__Task to carry out__:
Everything from the first line of the data below through the line that contains "Chart.register(...registerables);" should be written out exactly, please, and nothing more; the pictures stay out.

__Given entries__:
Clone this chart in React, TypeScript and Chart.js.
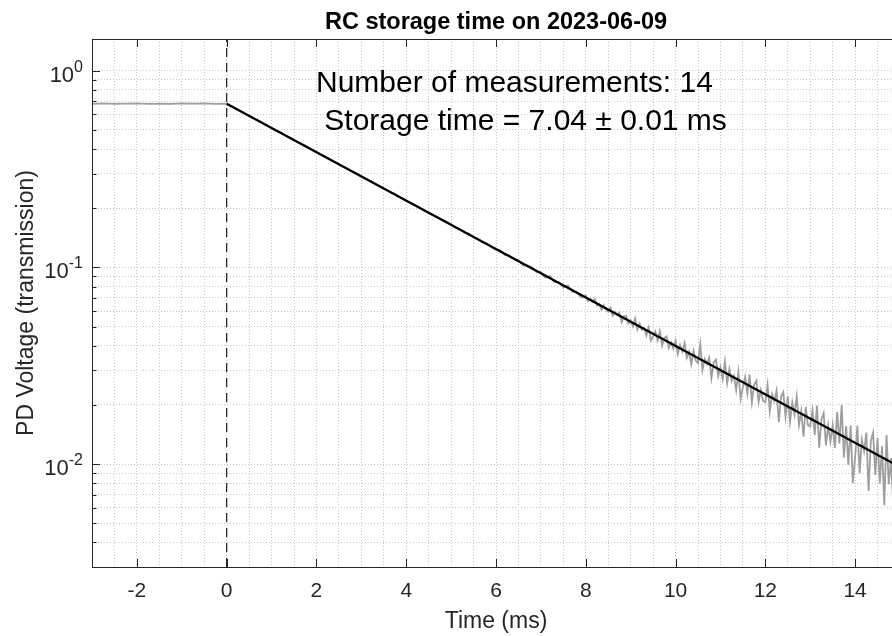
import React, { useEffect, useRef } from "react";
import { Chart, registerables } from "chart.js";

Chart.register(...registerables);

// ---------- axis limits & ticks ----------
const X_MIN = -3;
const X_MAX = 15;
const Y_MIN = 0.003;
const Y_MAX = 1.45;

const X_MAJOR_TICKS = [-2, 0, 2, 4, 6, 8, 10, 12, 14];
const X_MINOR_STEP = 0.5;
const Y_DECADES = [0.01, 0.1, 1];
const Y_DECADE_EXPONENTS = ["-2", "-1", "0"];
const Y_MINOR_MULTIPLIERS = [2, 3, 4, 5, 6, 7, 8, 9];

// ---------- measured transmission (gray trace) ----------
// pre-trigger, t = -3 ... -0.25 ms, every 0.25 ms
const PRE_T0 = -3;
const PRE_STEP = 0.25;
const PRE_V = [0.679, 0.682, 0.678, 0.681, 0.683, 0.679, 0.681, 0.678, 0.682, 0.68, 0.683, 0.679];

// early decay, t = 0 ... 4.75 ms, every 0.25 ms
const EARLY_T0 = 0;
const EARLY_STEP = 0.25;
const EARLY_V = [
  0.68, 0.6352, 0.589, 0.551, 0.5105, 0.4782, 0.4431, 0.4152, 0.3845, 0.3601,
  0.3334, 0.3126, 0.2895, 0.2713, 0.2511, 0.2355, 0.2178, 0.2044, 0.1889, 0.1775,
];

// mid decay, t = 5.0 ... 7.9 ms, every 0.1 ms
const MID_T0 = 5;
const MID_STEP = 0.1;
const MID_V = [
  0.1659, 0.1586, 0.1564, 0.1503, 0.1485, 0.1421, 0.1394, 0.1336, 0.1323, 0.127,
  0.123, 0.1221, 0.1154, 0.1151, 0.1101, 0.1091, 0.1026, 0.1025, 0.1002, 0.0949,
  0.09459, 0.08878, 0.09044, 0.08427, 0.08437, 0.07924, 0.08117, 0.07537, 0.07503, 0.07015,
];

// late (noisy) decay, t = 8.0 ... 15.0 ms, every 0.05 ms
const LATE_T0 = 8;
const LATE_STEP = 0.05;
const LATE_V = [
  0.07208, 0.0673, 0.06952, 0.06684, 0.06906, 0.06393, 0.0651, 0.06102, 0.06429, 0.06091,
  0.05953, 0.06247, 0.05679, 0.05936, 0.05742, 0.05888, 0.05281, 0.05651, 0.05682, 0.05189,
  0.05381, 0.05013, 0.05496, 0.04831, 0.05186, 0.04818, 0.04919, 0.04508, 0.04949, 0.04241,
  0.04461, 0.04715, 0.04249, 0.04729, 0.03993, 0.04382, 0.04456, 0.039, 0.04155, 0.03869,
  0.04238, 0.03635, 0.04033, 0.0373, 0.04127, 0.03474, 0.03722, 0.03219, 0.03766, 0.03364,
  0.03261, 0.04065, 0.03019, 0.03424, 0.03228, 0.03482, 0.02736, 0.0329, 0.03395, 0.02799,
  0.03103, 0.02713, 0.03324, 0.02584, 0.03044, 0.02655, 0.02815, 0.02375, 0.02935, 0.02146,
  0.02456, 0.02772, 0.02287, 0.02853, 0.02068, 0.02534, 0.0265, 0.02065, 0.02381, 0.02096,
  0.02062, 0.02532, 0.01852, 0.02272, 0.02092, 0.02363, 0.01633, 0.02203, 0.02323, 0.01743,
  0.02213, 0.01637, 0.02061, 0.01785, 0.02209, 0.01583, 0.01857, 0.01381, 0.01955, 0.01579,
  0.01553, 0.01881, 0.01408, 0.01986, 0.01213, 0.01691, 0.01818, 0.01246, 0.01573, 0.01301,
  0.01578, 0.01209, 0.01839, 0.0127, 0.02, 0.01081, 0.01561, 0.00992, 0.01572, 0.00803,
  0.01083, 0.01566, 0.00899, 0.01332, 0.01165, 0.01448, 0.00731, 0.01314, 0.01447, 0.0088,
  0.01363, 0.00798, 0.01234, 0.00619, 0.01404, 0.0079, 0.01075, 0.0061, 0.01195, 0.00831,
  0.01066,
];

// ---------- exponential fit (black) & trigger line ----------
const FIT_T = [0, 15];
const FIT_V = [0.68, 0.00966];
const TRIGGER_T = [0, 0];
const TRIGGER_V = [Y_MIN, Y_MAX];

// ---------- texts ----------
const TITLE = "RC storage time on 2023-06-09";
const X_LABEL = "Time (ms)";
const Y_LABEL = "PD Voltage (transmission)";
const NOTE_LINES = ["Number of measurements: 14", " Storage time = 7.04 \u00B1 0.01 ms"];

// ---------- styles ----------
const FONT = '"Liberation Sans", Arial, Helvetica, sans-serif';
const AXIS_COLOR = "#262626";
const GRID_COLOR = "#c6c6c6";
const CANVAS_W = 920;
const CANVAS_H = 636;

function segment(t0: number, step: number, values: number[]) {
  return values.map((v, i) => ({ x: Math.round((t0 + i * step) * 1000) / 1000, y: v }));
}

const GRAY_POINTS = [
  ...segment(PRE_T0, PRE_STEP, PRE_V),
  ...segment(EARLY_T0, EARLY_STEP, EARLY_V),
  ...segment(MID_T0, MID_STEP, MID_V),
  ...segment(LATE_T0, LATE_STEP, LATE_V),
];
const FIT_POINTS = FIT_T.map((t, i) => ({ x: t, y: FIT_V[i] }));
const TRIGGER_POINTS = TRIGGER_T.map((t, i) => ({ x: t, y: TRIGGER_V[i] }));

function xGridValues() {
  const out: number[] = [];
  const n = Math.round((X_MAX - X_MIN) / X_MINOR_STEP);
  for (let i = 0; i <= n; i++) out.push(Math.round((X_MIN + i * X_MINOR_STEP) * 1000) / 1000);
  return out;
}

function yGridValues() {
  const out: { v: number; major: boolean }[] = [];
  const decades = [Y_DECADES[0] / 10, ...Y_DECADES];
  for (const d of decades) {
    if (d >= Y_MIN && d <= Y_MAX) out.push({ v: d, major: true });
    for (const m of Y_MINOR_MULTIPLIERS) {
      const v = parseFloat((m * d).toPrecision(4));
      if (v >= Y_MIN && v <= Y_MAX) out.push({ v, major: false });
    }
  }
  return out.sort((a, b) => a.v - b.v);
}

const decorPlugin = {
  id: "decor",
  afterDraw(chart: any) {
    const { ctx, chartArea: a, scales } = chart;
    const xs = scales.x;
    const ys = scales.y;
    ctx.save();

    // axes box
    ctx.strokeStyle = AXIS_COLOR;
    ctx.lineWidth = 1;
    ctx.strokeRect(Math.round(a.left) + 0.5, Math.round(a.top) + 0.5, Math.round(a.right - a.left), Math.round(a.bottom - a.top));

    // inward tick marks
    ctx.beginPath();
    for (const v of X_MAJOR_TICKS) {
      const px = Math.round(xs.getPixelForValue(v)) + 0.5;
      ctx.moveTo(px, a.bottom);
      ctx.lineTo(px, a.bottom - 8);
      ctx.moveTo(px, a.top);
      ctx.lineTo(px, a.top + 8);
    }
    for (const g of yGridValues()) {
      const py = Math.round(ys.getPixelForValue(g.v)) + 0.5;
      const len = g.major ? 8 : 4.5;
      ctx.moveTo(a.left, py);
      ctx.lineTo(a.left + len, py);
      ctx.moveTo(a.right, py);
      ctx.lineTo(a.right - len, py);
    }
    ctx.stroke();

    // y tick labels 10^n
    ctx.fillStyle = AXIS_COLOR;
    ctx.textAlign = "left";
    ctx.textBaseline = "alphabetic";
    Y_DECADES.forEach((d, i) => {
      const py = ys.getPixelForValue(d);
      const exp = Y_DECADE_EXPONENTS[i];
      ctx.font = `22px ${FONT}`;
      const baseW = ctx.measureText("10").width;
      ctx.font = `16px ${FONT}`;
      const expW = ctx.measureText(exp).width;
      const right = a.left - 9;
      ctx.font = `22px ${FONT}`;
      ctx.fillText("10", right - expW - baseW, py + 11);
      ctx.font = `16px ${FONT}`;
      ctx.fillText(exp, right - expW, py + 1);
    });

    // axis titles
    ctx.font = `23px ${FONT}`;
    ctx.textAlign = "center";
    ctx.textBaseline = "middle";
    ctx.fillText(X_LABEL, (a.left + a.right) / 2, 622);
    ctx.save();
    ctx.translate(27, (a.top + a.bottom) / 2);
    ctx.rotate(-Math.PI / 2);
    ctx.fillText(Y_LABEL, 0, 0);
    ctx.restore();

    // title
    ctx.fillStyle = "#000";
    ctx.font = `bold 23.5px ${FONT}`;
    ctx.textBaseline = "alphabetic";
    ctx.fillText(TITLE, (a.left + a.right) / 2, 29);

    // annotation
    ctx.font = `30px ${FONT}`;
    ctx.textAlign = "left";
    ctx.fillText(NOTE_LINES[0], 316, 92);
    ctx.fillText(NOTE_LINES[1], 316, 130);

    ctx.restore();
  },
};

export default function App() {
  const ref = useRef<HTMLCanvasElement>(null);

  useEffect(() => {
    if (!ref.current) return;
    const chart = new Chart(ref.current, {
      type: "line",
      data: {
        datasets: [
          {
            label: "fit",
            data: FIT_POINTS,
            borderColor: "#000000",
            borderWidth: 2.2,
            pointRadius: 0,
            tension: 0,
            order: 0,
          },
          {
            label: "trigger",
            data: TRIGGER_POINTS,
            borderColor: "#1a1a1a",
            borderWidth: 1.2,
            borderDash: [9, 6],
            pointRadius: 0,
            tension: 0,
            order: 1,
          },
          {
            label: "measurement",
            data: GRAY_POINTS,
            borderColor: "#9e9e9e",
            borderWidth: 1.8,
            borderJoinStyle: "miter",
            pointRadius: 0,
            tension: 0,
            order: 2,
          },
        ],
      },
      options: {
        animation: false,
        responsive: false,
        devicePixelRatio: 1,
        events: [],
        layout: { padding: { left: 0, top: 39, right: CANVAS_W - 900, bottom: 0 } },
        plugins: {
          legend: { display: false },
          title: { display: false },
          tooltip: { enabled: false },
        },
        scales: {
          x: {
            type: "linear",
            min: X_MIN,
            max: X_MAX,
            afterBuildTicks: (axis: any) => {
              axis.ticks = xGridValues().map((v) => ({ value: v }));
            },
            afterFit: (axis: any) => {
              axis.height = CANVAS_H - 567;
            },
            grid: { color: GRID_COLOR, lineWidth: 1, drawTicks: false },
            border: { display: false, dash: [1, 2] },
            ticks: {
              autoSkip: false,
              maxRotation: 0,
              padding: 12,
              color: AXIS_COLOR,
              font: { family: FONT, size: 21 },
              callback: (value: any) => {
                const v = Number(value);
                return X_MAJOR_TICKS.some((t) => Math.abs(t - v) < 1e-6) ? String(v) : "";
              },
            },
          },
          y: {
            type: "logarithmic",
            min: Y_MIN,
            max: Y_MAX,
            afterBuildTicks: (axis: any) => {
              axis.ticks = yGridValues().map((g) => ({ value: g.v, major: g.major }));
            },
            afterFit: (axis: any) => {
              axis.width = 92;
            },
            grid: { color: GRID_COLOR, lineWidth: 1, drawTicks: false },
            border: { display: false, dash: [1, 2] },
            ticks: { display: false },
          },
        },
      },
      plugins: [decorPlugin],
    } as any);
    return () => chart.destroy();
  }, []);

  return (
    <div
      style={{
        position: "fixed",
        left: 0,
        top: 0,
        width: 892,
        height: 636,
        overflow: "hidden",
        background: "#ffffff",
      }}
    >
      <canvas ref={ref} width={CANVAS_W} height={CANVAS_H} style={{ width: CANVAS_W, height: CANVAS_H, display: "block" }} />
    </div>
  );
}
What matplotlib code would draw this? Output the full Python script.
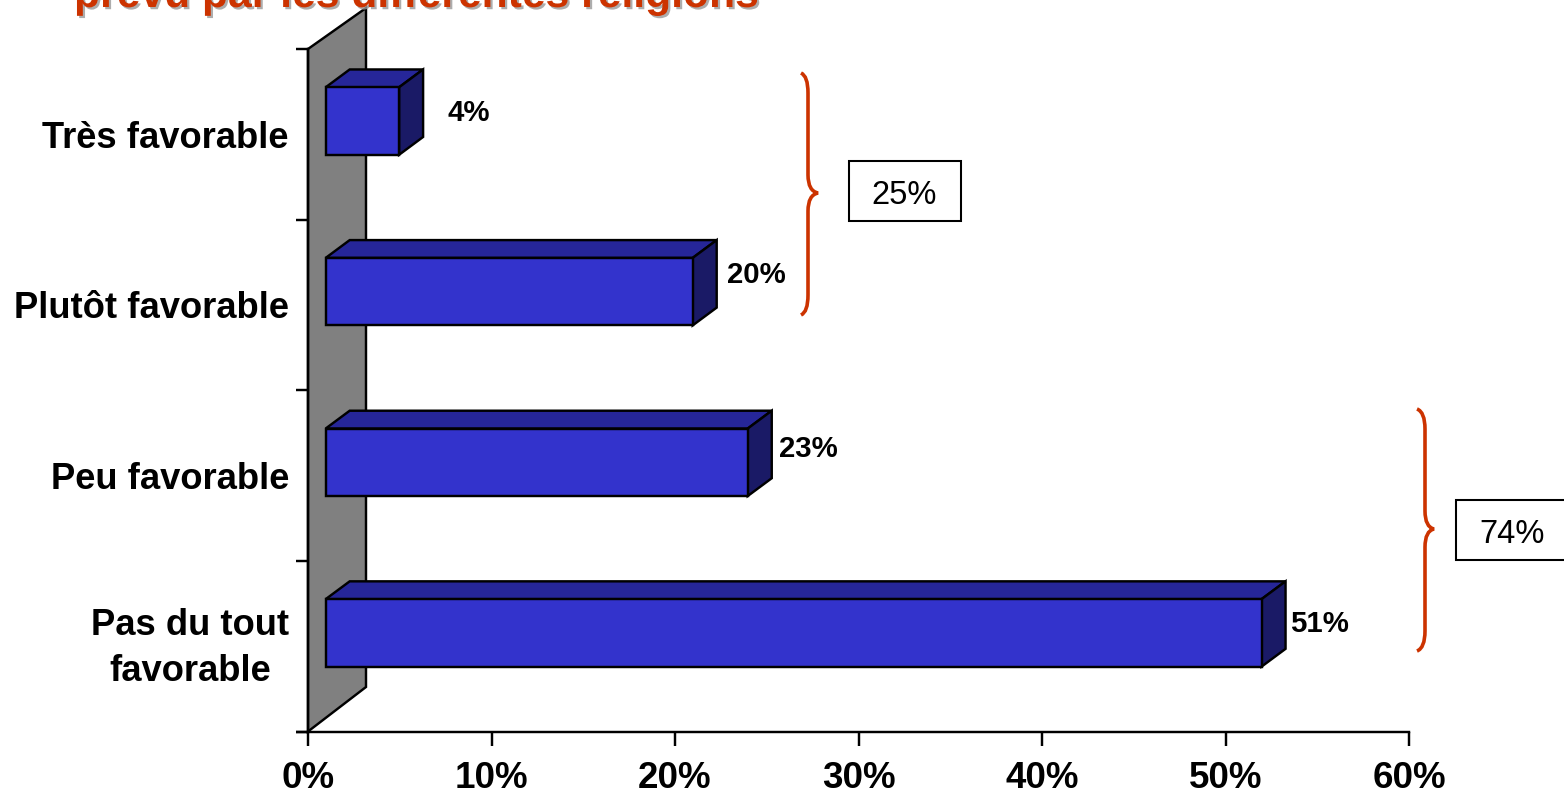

__Result of the exercise__:
Clone this chart in React, TypeScript and Chart.js.
import React, { useEffect, useRef } from "react";
import { Chart, registerables } from "chart.js";

Chart.register(...registerables);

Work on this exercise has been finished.